What is the role of a cache in computer architecture and how does it improve performance?
Hey Matthew
A cache is a small, high-speed memory that stores frequently accessed data or instructions. By keeping copies of commonly used data closer to the CPU, it significantly reduces memory latency, enhancing overall system performance and efficiency. This interim storage ensures quicker data retrieval and boosts the speed of repetitive operations, leading to smoother user experiences.
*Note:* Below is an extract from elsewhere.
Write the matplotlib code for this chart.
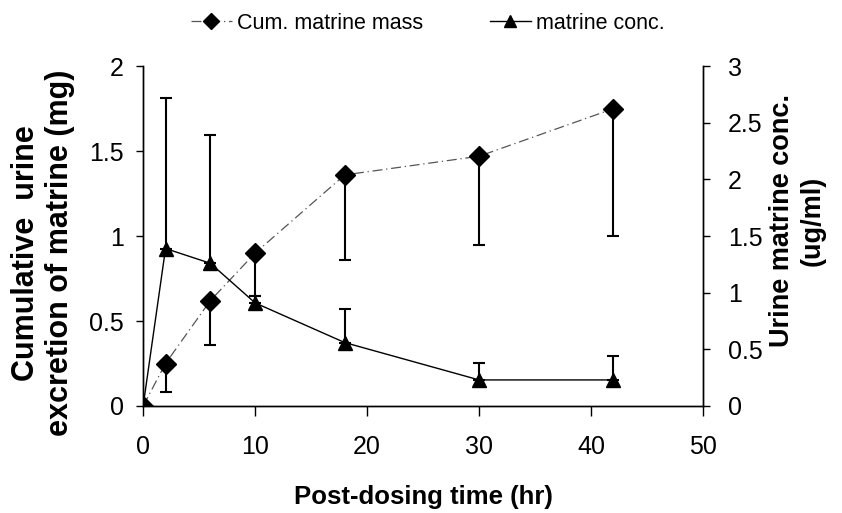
import numpy as np
import matplotlib.pyplot as plt

plt.rcParams['font.family'] = ['Liberation Sans', 'DejaVu Sans']

# data
time_hr = [0, 2, 6, 10, 18, 30, 42]
cum_mass = [0, 0.25, 0.62, 0.90, 1.36, 1.47, 1.75]       # mg
mass_err_low = [0, 0.17, 0.26, 0.25, 0.50, 0.52, 0.75]  # one-sided, downward
conc = [0, 1.39, 1.26, 0.91, 0.56, 0.23, 0.23]          # ug/ml
conc_err_up = [0, 1.33, 1.13, 0.06, 0.30, 0.15, 0.21]   # one-sided, upward

fig = plt.figure(figsize=(8.42, 5.13), dpi=100)
ax = fig.add_axes([0.170, 0.2086, 0.665, 0.6624])
ax2 = ax.twinx()

# mass series, lower error only
ax.errorbar(time_hr, cum_mass, yerr=[mass_err_low, np.zeros(len(time_hr))],
            fmt='none', ecolor='black', elinewidth=1.5, capsize=4.5, capthick=1.5)
l1, = ax.plot(time_hr, cum_mass, color='#555555', lw=0.9, ls=(0, (8, 3, 1, 3)),
              marker='D', ms=10, mfc='black', mec='black', label='Cum. matrine mass')

# concentration series, upper error only
ax2.errorbar(time_hr, conc, yerr=[np.zeros(len(time_hr)), conc_err_up],
             fmt='none', ecolor='black', elinewidth=1.5, capsize=4.5, capthick=1.5)
l2, = ax2.plot(time_hr, conc, color='black', lw=1.0,
               marker='^', ms=10, mfc='black', mec='black', label='matrine conc.')

ax.set_xlim(0, 50)
ax.set_ylim(0, 2)
ax2.set_ylim(0, 3)
ax.set_xticks([0, 10, 20, 30, 40, 50])
ax.set_yticks([0, 0.5, 1, 1.5, 2])
ax.set_yticklabels(['0', '0.5', '1', '1.5', '2'])
ax2.set_yticks([0, 0.5, 1, 1.5, 2, 2.5, 3])
ax2.set_yticklabels(['0', '0.5', '1', '1.5', '2', '2.5', '3'])

for a in (ax, ax2):
    a.spines['top'].set_visible(False)
    a.tick_params(labelsize=18, length=5, width=1)
    for s in a.spines.values():
        s.set_linewidth(1.0)
ax.tick_params(axis='x', pad=14, length=7)
ax.tick_params(axis='y', pad=9)
ax2.tick_params(axis='y', pad=13)

ax.set_xlabel('Post-dosing time (hr)', fontsize=18.5, fontweight='bold')
ax.xaxis.set_label_coords(0.5, -0.232)
ax.set_ylabel('Cumulative  urine\nexcretion of matrine (mg)', fontsize=22,
              fontweight='bold')
ax.yaxis.set_label_coords(-0.121, 0.45)
ax2.set_ylabel('Urine matrine conc.\n(ug/ml)', fontsize=19.5, fontweight='bold')
ax2.yaxis.set_label_coords(1.118, 0.545)

fig.legend(handles=[l1, l2], loc='center', bbox_to_anchor=(0.508, 0.955),
           ncol=2, frameon=False, fontsize=15.5, handlelength=1.9,
           columnspacing=3.1, handletextpad=0.25, markerscale=0.85,
           borderpad=0, borderaxespad=0)

fig.savefig('out.png', dpi=100)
Here’s a breakdown of its role and how it enhances performance:
- Speed Discrepancy Mitigation: The CPU operates at a much faster rate than main memory. Fetching every instruction or data from main memory every time it’s needed would significantly reduce the speed of execution. The cache, being faster memory, mitigates this speed discrepancy.
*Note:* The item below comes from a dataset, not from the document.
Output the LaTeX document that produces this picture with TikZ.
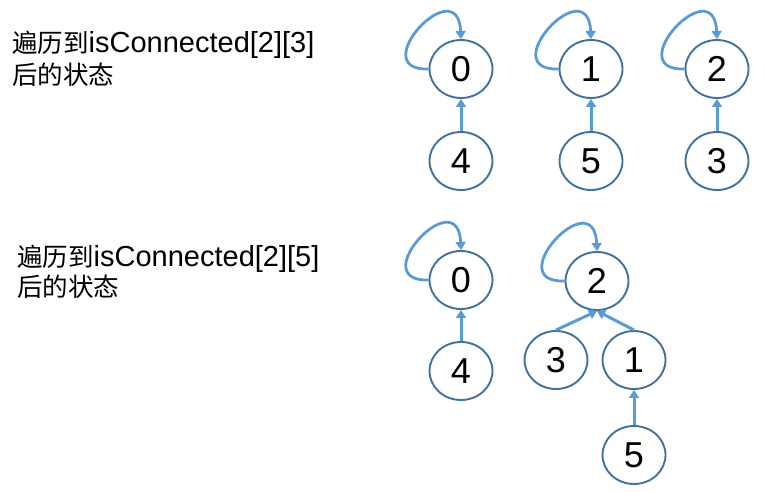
\documentclass[tikz,border=0pt]{standalone}
\usepackage{fontspec}
\setmainfont{Liberation Sans}
\newfontfamily\cjk{Noto Sans CJK SC}
\usetikzlibrary{shapes.geometric,arrows.meta}
\definecolor{ringcol}{HTML}{41719C}
\definecolor{arrowcol}{HTML}{5B9BD5}
\newcommand{\cjkt}[1]{{\fontsize{25.5pt}{28pt}\selectfont\cjk #1}}
\tikzset{
  vnode/.style={ellipse,draw=ringcol,line width=1.9pt,minimum width=63pt,minimum height=58pt,inner sep=0pt,
    font=\fontsize{36pt}{40pt}\selectfont},
  edgearrow/.style={draw=arrowcol,line width=3pt,-{Triangle[length=8pt,width=10pt]}},
  loopedge/.style={edgearrow,line width=2.8pt},
  label/.style={anchor=base west,inner sep=0pt,font=\fontsize{29pt}{32pt}\selectfont}
}
\begin{document}
\begin{tikzpicture}[x=1pt,y=-1pt]
\useasboundingbox (0,0) rectangle (766,492);
% text
\node[label] (t1a) at (12,53) {\cjkt{遍历到}isConnected[2][3]};
\node[label] (t1b) at (12,85) {\cjkt{后的状态}};
\node[label] (t2a) at (17,266) {\cjkt{遍历到}isConnected[2][5]};
\node[label] (t2b) at (17,296) {\cjkt{后的状态}};
% top row
\node[vnode] (a0) at (461,69) {0};
\node[vnode] (a1) at (591,69) {1};
\node[vnode] (a2) at (717,69) {2};
\node[vnode] (a4) at (461,161) {4};
\node[vnode] (a5) at (591,161) {5};
\node[vnode] (a3) at (717,161) {3};
\foreach \n in {a0,a1,a2}{
  \draw[loopedge] (\n.west) .. controls +(-65,2) and +(-3,-70) .. (\n.north);
}
\draw[edgearrow] (a4.north) -- (a0.south);
\draw[edgearrow] (a5.north) -- (a1.south);
\draw[edgearrow] (a3.north) -- (a2.south);
% bottom row
\node[vnode] (b0) at (461,280) {0};
\node[vnode] (b4) at (461,371) {4};
\node[vnode] (b2) at (597,281) {2};
\node[vnode] (b3) at (556,360) {3};
\node[vnode] (b1) at (634,360) {1};
\node[vnode] (b5) at (634,455) {5};
\foreach \n in {b0,b2}{
  \draw[loopedge] (\n.west) .. controls +(-65,2) and +(-3,-70) .. (\n.north);
}
\draw[edgearrow] (b4.north) -- (b0.south);
\draw[edgearrow] (b5.north) -- (b1.south);
\draw[edgearrow] (b3.north) -- (b2.south);
\draw[edgearrow] (b1.north) -- (b2.south);
\end{tikzpicture}
\end{document}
- Temporal Locality Exploitation: Programs often exhibit a behavior where if a particular memory location is accessed, there’s a high likelihood it will be accessed again in the near future. Caches exploit this temporal locality by storing frequently accessed data, ensuring quick access the next time it’s needed.
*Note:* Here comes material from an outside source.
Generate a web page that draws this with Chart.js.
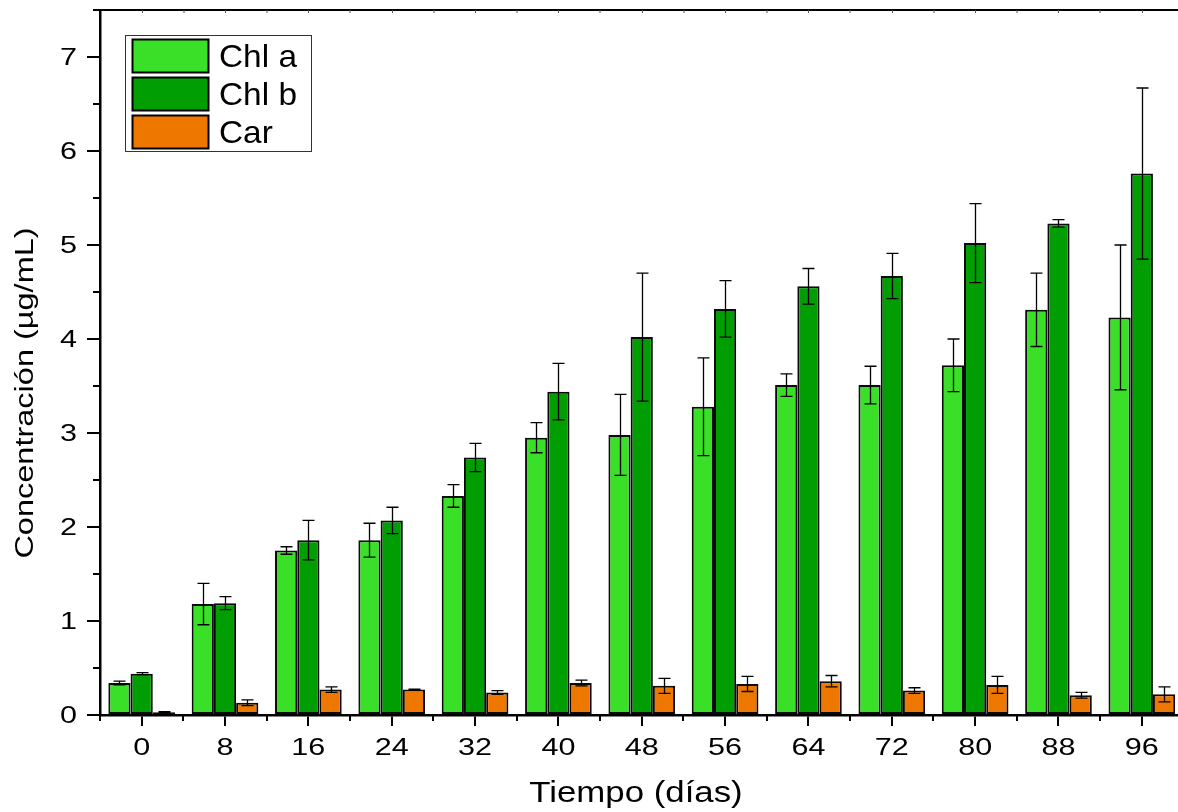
<!DOCTYPE html>
<html>
<head>
<meta charset="utf-8">
<script src="https://cdn.jsdelivr.net/npm/chart.js@4/dist/chart.umd.min.js"></script>
<style>
  html, body { margin: 0; padding: 0; background: #fff; overflow: hidden; width: 1178px; height: 812px; }
  #wrap { width: 1200px; height: 812px; }
</style>
</head>
<body>
<div id="wrap"><canvas id="chart" width="1200" height="812"></canvas></div>
<script>
// Sampling days
const days = ['0', '8', '16', '24', '32', '40', '48', '56', '64', '72', '80', '88', '96'];

// Chlorophyll a (µg/mL) and its standard deviation
const chlA    = [0.34, 1.18, 1.75, 1.86, 2.33, 2.95, 2.98, 3.28, 3.51, 3.51, 3.72, 4.31, 4.23];
const chlAErr = [0.02, 0.22, 0.04, 0.18, 0.12, 0.16, 0.43, 0.52, 0.12, 0.20, 0.28, 0.39, 0.77];

// Chlorophyll b (µg/mL) and its standard deviation
const chlB    = [0.44, 1.19, 1.86, 2.07, 2.74, 3.44, 4.02, 4.32, 4.56, 4.67, 5.02, 5.23, 5.76];
const chlBErr = [0.01, 0.07, 0.21, 0.14, 0.15, 0.30, 0.68, 0.30, 0.19, 0.24, 0.42, 0.04, 0.91];

// Carotenoids (µg/mL) and their standard deviation
const car     = [0.03, 0.13, 0.27, 0.27, 0.24, 0.34, 0.31, 0.33, 0.36, 0.26, 0.32, 0.21, 0.22];
const carErr  = [0.005, 0.03, 0.03, 0.005, 0.02, 0.03, 0.08, 0.08, 0.06, 0.03, 0.09, 0.03, 0.08];

// Y axis tick values and labels
const yTicks = [0, 1, 2, 3, 4, 5, 6, 7];
const yTickLabels = ['0', '1', '2', '3', '4', '5', '6', '7'];

// Axis titles
const xTitle = 'Tiempo (días)';
const yTitle = 'Concentración (µg/mL)';

const FONT = "'Liberation Sans', Arial, Helvetica, sans-serif";
Chart.defaults.font.family = FONT;
Chart.defaults.color = '#000';

// Text with a wide (horizontally stretched) face
function wideText(ctx, text, x, y, size, sx, align, rot) {
  ctx.save();
  ctx.translate(x, y);
  if (rot) ctx.rotate(rot);
  ctx.scale(sx, 1);
  ctx.font = size + 'px ' + FONT;
  ctx.fillStyle = '#000';
  ctx.textAlign = align;
  ctx.textBaseline = 'alphabetic';
  ctx.fillText(text, 0, 0);
  ctx.restore();
}

// Error bars (mean ± SD) drawn on top of every bar
const errorBars = {
  id: 'errorBars',
  afterDatasetsDraw(chart) {
    const ctx = chart.ctx;
    const yScale = chart.scales.y;
    ctx.save();
    ctx.strokeStyle = '#000';
    ctx.lineWidth = 1.3;
    chart.data.datasets.forEach((ds, di) => {
      const meta = chart.getDatasetMeta(di);
      meta.data.forEach((bar, i) => {
        const v = ds.data[i], e = ds.errors[i];
        const yTop = yScale.getPixelForValue(v + e);
        const yBot = yScale.getPixelForValue(Math.max(0, v - e));
        const x = Math.round(bar.x) + 0.5;
        const cap = 6;
        ctx.beginPath();
        ctx.moveTo(x, yTop); ctx.lineTo(x, yBot);
        ctx.moveTo(x - cap, yTop); ctx.lineTo(x + cap, yTop);
        ctx.moveTo(x - cap, yBot); ctx.lineTo(x + cap, yBot);
        ctx.stroke();
      });
    });
    ctx.restore();
  }
};

// Top frame line, minor ticks, tick labels, axis titles and the boxed legend
const frame = {
  id: 'frame',
  afterDraw(chart) {
    const ctx = chart.ctx;
    const { left, top, bottom } = chart.chartArea;
    const xs = chart.scales.x, ys = chart.scales.y;
    const half = (xs.getPixelForValue(1) - xs.getPixelForValue(0)) / 2;
    ctx.save();

    // top line
    ctx.strokeStyle = '#000';
    ctx.lineWidth = 2;
    ctx.beginPath();
    ctx.moveTo(left - 7, top); ctx.lineTo(chart.width, top);
    ctx.stroke();

    // small inward ticks along the top line
    ctx.lineWidth = 1;
    ctx.strokeStyle = '#555';
    ctx.beginPath();
    days.forEach((d, i) => {
      const c = Math.round(xs.getPixelForValue(i)) + 0.5;
      const b = Math.round(c + half);
      ctx.moveTo(c, top); ctx.lineTo(c, top + 3);
      ctx.moveTo(b, top); ctx.lineTo(b, top + 3);
    });
    ctx.stroke();

    // minor x ticks at the category boundaries
    ctx.strokeStyle = '#000';
    ctx.lineWidth = 2;
    ctx.beginPath();
    for (let i = 0; i <= days.length; i++) {
      const b = Math.round(xs.getPixelForValue(0) - half + i * 2 * half);
      ctx.moveTo(b, bottom); ctx.lineTo(b, bottom + 6);
    }
    // minor y ticks at the half units
    for (let v = 0.5; v < ys.max; v += 1) {
      const y = Math.round(ys.getPixelForValue(v));
      ctx.moveTo(left - 7, y); ctx.lineTo(left, y);
    }
    ctx.stroke();

    // tick labels
    days.forEach((d, i) => wideText(ctx, d, xs.getPixelForValue(i), bottom + 40, 23.5, 1.3, 'center'));
    yTicks.forEach((v, i) => wideText(ctx, yTickLabels[i], left - 23, ys.getPixelForValue(v) + 8, 23.5, 1.3, 'right'));

    // axis titles
    wideText(ctx, xTitle, 636, 802, 29.5, 1.18, 'center');
    wideText(ctx, yTitle, 33, 393, 26, 1.25, 'center', -Math.PI / 2);

    // legend
    const lx = 125, ly = 35, lw = 186, lh = 116;
    ctx.fillStyle = '#fff';
    ctx.fillRect(lx, ly, lw, lh);
    ctx.strokeStyle = '#333';
    ctx.lineWidth = 1;
    ctx.strokeRect(lx + 0.5, ly + 0.5, lw, lh);
    chart.data.datasets.forEach((ds, i) => {
      const sy = 39.5 + i * 38;
      ctx.fillStyle = ds.backgroundColor;
      ctx.fillRect(132.5, sy, 76, 33);
      ctx.strokeStyle = '#000';
      ctx.lineWidth = 2;
      ctx.strokeRect(132.5, sy, 76, 33);
      wideText(ctx, ds.label, 219, sy + 27, 31.5, 1.06, 'left');
    });
    ctx.restore();
  }
};

const barStyle = { borderColor: '#0a0a0a', borderWidth: 2, borderSkipped: false, barPercentage: 1.0, categoryPercentage: 0.8 };

new Chart(document.getElementById('chart'), {
  type: 'bar',
  data: {
    labels: days,
    datasets: [
      Object.assign({ label: 'Chl a', data: chlA, errors: chlAErr, backgroundColor: '#3ae027' }, barStyle),
      Object.assign({ label: 'Chl b', data: chlB, errors: chlBErr, backgroundColor: '#009e03' }, barStyle),
      Object.assign({ label: 'Car',   data: car,  errors: carErr,  backgroundColor: '#ee7700' }, barStyle)
    ]
  },
  options: {
    responsive: false,
    animation: false,
    devicePixelRatio: 1,
    layout: { padding: { left: 0, right: 16.5, top: 10, bottom: 0 } },
    plugins: { legend: { display: false }, tooltip: { enabled: false } },
    scales: {
      x: {
        offset: true,
        grid: { display: true, drawOnChartArea: false, offset: false, drawTicks: true, tickLength: 11, lineWidth: 2, color: '#000' },
        border: { display: true, color: '#000', width: 2.5 },
        ticks: { display: false },
        afterFit(s) { s.height = 97; s.paddingLeft = 0; s.paddingRight = 0; }
      },
      y: {
        min: 0,
        max: 7.5,
        afterBuildTicks(s) { s.ticks = yTicks.map(v => ({ value: v })); },
        grid: { display: true, drawOnChartArea: false, drawTicks: true, tickLength: 13, lineWidth: 2, color: '#000' },
        border: { display: true, color: '#000', width: 2.5 },
        ticks: { display: false },
        afterFit(s) { s.width = 100; s.paddingTop = 0; s.paddingBottom = 0; }
      }
    }
  },
  plugins: [errorBars, frame]
});
</script>
</body>
</html>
- Spatial Locality Exploitation: If one memory location is accessed, adjacent memory locations are likely to be accessed soon. Caches often fetch “blocks” of data at once, capitalizing on this spatial locality.
- Reduced Bandwidth Consumption: By satisfying a significant portion of memory requests directly from the cache, the amount of data that must be transferred from main memory to the CPU is decreased. This reduces the demand on the memory bandwidth.
- Hierarchical Structure: Modern systems often employ a multi-level cache design (e.g., L1, L2, L3 caches). The L1 cache is the smallest but fastest and is closest to the CPU core, while L3 is larger and slower but still much faster than main memory. This hierarchy ensures that the most critical data can be accessed at the highest speeds.